Des difficultés qui risquent de durer. La situation de ces banques inquiète d’autant plus que personne n’anticipe une nette et rapide amélioration de l’activité économique en Europe. Ni une remontée rapide des taux d’intérêt. Ces établissements doivent donc faire le dos rond, sauf que cette épreuve arrive au pire moment : les banques ont entamé depuis le début des années 2010 une double révolution.

D’un côté, les législateurs ont décidé de lui imposer des règles bien plus strictes pour les obliger à se montrer plus prudentes et, accessoirement, pour que les citoyens n’aient plus à régler la facture finale à leur place. Ces réformes ont été baptisées Bâle I, II puis III et ont coûté cher aux banques, obligées de mettre bien plus d’argent de côté, au cas où. Ces dernières gagnent donc moins d’argent et cela risque de continuer : un nouveau paquet de règles, baptisé Bâle IV, est actuellement en préparation et vivement combattu par les banques. Et pour ne rien arranger, les lents progrès de la lutte contre la fraude fiscale les oblige à arrêter ou à dissimuler davantage certaines pratiques. Bref, les banques ne peuvent plus gagner de l’argent aussi facilement et rapidement qu’avant et doivent diversifier leur activité.

De l’autre, les banques du monde entier sont en pleine mue et même les plus mal en point sont obligées de suivre la tendance. Le métier de banquier est en effet en train de changer sous le coup du numérique : les clients désertent les agences et migrent sur internet. Les banques sont donc en train de fermer une partie de leurs agences, de rénover les autres et de supprimer des emplois. Deutsche Bank prévoit ainsi de supprimer 9.000 postes, dont 4.000 en Allemagne. Pas idéal lorsqu’il faut réinventer son modèle de fonctionnement.

Vers une crise comme en 2008 ? Bien que les nuages s’amoncellent sur les banques européennes, et plus particulièrement sur la Deutsche Bank et la BMPS, il est impossible de prévoir si l’orage va éclater. Ce qui est en revanche sûr, c’est que les banques sont désormais plus surveillées qu’auparavant et obligées de prendre moins de risques depuis les normes Bâle. En outre, la zone euro a appris de la crise des dettes souveraines et dispose désormais d’un pare-feu pour éviter un effet boule de neige.
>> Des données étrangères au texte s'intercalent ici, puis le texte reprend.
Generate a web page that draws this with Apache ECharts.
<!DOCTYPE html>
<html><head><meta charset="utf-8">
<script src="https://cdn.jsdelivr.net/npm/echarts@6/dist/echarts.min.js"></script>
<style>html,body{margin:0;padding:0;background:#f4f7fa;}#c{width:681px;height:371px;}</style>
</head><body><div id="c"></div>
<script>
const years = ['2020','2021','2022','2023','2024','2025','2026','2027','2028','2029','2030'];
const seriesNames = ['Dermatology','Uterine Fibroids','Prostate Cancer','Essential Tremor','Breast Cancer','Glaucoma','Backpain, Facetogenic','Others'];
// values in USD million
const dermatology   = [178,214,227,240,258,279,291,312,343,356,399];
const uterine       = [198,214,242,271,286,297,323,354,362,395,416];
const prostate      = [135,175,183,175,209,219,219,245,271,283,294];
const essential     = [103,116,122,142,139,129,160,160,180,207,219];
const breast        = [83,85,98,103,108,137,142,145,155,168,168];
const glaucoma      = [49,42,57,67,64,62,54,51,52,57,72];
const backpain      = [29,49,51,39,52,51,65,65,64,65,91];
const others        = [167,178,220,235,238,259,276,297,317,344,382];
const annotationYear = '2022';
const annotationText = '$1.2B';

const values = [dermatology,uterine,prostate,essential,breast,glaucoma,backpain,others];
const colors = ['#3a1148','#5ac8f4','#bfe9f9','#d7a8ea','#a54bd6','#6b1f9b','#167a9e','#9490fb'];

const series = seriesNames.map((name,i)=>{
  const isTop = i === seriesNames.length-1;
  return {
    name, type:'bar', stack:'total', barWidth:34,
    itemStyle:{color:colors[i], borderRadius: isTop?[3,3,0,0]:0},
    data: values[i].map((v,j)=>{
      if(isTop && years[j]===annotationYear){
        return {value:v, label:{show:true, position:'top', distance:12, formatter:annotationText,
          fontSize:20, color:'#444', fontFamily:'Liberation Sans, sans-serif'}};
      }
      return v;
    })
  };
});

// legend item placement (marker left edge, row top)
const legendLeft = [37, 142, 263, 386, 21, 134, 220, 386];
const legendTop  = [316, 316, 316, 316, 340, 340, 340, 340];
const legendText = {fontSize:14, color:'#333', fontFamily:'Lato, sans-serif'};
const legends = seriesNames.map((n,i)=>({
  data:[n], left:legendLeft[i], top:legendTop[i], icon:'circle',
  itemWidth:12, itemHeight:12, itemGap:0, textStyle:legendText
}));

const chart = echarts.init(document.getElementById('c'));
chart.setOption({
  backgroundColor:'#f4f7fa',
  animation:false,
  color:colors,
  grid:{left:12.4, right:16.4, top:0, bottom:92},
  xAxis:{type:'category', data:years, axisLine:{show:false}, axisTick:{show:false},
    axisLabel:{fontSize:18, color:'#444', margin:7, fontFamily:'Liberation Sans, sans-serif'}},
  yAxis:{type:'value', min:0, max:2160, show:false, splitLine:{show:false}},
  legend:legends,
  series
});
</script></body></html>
Sans oublier que les pouvoirs publics sont bien moins enclins à sauver les banques à tout prix. Interrogé sur un possible sauvetage de la Deutsche Bank, le président de l'Eurogroupe  Jeroen Dijsselbloem s’est montré très clair le 30 septembre dernier ! "L'entreprise elle-même doit régler les choses (…) En Europe, nous avons maintenant déterminé de manière régulière et légale qu'une banque devait résoudre ses propres problèmes", a-t-il prévenu. Si les pouvoirs publics doivent à nouveau intervenir en dernier ressort, ces derniers seront bien plus regardants.